Mike Underwood, Futures Housing’s head of communications, said, “We are working hard to support the communication aspect of this project for all group staff and planning ongoing activities such as personalised emails, event days, updates on screen displays and noticeboards, and blogs and vlogs. We are also planning to create tailored information packs based on a staff member’s specific ‘persona’, such as a ‘road warrior’, ‘flexible worker, ‘home worker’ or ‘desk worker’. All of this will be highly visual and with as little ‘geek speak’ as possible.”
To streamline customer contact and enable them to communicate with us easily via telephone, email, SMS, web chat or social media, integration with our Orchard housing management system was fundamental to the success of this project.
We wanted the inbound ‘contact’ to be automatically identified and matched to the customer record held in Orchard, with the contact centre agent then being automatically routed to the correct Orchard screen and the contact history being automatically collected and stored at the end of the communication.

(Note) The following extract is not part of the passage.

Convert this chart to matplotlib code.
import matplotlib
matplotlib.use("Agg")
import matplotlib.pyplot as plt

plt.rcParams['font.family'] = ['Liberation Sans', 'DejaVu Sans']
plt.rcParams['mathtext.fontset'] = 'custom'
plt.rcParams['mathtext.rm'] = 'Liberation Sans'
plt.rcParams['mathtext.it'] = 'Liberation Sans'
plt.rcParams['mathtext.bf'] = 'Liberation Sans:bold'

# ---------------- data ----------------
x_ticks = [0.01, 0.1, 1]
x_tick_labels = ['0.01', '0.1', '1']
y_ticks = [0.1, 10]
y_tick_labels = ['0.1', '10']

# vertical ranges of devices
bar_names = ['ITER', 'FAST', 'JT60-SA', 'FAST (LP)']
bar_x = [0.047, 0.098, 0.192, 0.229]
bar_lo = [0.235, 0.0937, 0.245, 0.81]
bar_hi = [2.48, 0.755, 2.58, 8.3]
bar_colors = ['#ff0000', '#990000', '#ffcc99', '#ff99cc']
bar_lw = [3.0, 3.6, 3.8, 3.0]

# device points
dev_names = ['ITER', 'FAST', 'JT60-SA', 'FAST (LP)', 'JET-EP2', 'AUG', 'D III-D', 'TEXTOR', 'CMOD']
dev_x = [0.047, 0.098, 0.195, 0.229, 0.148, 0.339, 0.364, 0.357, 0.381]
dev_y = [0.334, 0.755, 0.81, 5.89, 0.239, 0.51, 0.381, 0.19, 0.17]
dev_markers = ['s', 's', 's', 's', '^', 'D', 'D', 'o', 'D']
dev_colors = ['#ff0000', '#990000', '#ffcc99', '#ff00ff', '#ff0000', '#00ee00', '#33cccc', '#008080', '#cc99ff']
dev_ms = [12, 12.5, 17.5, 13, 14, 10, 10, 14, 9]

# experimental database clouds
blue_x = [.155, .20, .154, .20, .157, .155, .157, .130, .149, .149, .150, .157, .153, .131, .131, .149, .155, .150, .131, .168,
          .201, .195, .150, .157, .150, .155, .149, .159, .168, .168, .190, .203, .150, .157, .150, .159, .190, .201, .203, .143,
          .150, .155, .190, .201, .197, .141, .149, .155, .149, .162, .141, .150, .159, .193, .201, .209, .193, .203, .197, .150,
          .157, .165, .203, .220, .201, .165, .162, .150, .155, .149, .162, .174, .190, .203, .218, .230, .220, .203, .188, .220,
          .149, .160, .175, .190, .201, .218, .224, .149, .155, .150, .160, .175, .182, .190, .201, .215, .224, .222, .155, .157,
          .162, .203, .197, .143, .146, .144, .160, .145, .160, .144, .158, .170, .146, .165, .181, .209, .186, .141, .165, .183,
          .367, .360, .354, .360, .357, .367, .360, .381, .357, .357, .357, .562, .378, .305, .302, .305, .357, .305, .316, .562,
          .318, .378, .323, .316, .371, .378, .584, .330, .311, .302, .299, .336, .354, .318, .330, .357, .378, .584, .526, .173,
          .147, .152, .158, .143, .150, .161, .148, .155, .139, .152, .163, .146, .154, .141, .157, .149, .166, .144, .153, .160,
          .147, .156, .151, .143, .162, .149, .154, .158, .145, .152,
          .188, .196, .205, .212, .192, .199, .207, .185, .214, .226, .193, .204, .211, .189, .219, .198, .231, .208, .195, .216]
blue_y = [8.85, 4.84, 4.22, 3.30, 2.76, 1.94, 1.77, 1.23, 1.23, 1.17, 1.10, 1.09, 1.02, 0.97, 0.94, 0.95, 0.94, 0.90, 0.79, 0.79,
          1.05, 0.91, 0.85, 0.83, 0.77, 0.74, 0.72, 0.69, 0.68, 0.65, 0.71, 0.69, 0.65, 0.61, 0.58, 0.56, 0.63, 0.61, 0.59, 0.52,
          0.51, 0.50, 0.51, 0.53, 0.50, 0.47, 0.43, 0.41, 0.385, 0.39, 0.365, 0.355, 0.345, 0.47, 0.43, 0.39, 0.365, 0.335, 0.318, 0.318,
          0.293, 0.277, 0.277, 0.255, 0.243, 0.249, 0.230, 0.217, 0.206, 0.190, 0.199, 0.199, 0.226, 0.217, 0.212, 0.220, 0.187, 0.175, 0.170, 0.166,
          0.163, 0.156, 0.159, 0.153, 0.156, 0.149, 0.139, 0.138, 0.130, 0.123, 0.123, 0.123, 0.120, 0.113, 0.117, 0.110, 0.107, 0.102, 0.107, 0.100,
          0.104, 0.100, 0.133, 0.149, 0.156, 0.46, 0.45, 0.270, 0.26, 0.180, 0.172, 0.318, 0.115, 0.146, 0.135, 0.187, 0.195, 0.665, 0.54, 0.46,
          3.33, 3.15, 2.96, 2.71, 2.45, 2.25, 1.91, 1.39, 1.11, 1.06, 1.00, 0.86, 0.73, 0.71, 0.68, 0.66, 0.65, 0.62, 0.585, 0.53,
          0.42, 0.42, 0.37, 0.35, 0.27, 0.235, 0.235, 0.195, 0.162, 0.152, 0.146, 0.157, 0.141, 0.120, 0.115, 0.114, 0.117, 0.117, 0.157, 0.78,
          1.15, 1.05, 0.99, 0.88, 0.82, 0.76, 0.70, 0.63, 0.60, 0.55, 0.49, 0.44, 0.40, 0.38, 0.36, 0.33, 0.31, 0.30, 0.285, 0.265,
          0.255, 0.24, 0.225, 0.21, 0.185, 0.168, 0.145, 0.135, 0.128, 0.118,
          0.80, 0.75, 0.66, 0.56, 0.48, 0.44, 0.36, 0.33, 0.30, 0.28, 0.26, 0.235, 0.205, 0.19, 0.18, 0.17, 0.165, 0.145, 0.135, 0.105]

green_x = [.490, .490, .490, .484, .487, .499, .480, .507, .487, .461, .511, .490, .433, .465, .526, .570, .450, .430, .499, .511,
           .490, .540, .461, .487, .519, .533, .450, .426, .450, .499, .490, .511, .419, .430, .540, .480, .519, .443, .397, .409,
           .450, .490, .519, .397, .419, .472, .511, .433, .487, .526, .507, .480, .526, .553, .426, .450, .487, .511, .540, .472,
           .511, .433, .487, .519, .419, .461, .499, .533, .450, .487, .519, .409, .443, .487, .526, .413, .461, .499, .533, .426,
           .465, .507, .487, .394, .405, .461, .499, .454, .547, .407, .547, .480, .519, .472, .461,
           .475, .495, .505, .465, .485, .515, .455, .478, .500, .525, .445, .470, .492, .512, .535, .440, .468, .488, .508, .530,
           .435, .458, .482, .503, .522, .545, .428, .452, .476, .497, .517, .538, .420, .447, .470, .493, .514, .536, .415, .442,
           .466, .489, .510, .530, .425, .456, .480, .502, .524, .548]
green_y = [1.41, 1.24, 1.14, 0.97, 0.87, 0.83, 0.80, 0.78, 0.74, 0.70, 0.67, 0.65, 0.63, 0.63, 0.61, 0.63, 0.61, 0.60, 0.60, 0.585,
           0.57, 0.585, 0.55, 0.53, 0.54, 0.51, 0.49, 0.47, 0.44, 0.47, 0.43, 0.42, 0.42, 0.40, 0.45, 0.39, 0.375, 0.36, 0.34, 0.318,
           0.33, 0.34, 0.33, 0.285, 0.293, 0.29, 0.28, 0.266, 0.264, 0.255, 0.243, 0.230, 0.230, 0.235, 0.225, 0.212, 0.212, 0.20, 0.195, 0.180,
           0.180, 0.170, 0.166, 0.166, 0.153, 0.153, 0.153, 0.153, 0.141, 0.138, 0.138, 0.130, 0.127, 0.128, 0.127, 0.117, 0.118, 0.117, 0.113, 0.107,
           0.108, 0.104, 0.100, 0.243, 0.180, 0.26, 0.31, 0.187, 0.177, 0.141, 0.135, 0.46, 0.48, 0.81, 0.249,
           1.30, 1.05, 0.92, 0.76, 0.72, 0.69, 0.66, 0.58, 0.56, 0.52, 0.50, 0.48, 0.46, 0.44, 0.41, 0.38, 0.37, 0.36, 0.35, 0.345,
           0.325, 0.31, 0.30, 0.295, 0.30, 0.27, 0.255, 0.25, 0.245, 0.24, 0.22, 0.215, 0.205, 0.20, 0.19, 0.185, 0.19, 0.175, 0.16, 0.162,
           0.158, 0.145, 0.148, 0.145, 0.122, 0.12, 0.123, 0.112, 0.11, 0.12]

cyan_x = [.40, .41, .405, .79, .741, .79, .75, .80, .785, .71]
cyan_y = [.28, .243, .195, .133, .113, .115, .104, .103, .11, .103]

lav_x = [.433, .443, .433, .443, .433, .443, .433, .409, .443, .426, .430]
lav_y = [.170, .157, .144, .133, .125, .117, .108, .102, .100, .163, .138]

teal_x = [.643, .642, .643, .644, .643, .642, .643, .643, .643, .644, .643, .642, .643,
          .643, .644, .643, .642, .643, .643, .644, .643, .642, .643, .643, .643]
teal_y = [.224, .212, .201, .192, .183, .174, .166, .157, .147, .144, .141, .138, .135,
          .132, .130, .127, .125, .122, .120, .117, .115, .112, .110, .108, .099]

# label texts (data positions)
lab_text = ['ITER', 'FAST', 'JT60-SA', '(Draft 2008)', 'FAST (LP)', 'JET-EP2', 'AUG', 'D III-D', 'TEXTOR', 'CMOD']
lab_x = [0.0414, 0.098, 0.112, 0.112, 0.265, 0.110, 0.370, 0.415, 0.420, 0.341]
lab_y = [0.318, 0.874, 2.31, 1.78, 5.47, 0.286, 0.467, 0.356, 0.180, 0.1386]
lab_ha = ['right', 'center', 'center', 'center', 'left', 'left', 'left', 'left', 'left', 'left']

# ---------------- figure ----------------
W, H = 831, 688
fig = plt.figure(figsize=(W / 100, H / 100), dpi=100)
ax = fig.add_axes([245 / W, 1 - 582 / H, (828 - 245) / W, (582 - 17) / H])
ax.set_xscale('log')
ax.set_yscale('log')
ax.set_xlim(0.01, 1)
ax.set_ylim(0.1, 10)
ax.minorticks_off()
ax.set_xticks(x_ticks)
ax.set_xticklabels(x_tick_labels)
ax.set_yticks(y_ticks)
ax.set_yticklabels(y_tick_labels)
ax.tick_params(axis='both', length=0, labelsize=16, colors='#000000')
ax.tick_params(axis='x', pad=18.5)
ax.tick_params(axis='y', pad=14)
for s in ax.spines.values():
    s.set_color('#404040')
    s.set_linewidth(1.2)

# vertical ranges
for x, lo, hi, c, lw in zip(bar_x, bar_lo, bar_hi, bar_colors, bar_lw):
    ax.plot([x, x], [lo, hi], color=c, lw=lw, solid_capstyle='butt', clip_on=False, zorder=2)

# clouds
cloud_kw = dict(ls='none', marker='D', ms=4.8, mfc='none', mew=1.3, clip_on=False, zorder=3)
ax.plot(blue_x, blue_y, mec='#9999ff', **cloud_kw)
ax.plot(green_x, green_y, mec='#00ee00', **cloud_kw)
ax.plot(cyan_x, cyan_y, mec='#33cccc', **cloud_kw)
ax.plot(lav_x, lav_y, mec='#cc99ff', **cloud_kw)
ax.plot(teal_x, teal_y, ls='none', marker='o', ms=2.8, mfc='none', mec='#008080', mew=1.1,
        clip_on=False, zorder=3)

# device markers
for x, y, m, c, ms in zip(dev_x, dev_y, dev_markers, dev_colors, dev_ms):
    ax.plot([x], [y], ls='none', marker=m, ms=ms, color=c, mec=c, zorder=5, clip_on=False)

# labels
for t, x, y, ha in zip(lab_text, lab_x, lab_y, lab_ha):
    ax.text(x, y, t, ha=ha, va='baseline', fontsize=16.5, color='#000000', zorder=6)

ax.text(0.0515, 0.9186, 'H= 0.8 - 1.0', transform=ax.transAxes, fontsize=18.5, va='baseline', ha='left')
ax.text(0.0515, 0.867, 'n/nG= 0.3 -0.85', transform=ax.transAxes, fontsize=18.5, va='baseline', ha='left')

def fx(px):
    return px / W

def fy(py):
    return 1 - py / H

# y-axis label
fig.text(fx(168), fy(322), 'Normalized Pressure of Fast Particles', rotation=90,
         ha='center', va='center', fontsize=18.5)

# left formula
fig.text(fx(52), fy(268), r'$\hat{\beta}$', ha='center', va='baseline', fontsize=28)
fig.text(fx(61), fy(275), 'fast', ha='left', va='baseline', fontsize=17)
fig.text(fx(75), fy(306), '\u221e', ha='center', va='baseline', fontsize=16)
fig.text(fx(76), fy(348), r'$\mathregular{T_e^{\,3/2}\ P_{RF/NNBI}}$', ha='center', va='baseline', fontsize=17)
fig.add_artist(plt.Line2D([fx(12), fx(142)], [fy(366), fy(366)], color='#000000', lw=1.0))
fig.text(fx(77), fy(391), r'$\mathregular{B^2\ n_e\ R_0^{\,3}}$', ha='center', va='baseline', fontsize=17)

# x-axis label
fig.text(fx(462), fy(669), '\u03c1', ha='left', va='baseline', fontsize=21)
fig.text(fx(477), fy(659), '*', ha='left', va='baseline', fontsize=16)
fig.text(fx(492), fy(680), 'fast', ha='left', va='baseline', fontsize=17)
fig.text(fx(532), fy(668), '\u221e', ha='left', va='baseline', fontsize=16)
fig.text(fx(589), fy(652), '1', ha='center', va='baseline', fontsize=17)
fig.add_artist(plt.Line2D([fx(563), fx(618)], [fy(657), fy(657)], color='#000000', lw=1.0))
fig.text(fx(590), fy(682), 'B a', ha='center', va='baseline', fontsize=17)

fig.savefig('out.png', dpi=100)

Options to efficiently update customer information and add unrecognised contact details also needed development to help with maintaining accurate customer information.
We have engaged with Orchard’s development team and the integration process is currently underway, with all the communication channels and data capture targeted for delivery in November 2016 and web chat (integrated with Orchard’s self-service portal) following in February 2017.
Clarity of purpose and ‘tales of the unexpected’
Over the next few months, the project will move from ‘preparation to execute’ into the deployment and live roll-out stages.
With projects like this that take place over a fairly long period of time, from initial conception, through procurement, contract award and project delivery, it is important to keep a check on the purpose and expected benefits of the project, to make any necessary adjustments and to accommodate those unexpected ‘curves in the road’.
We identified both financial and non-financial benefits during the business case phase of this project and these are allocated to ‘benefit owners’ and monitored throughout. However, we have had to manage various unexpected factors due to the ‘cutting edge’ nature of this project, some technical (as you would expect in a project like this) but also some organisational such as the group redesigning its operating model, with a consequent knock-on effect to the project.
September to November this year will be very exciting; we’ll bring you updates on the project in the next issue of Housing Technology.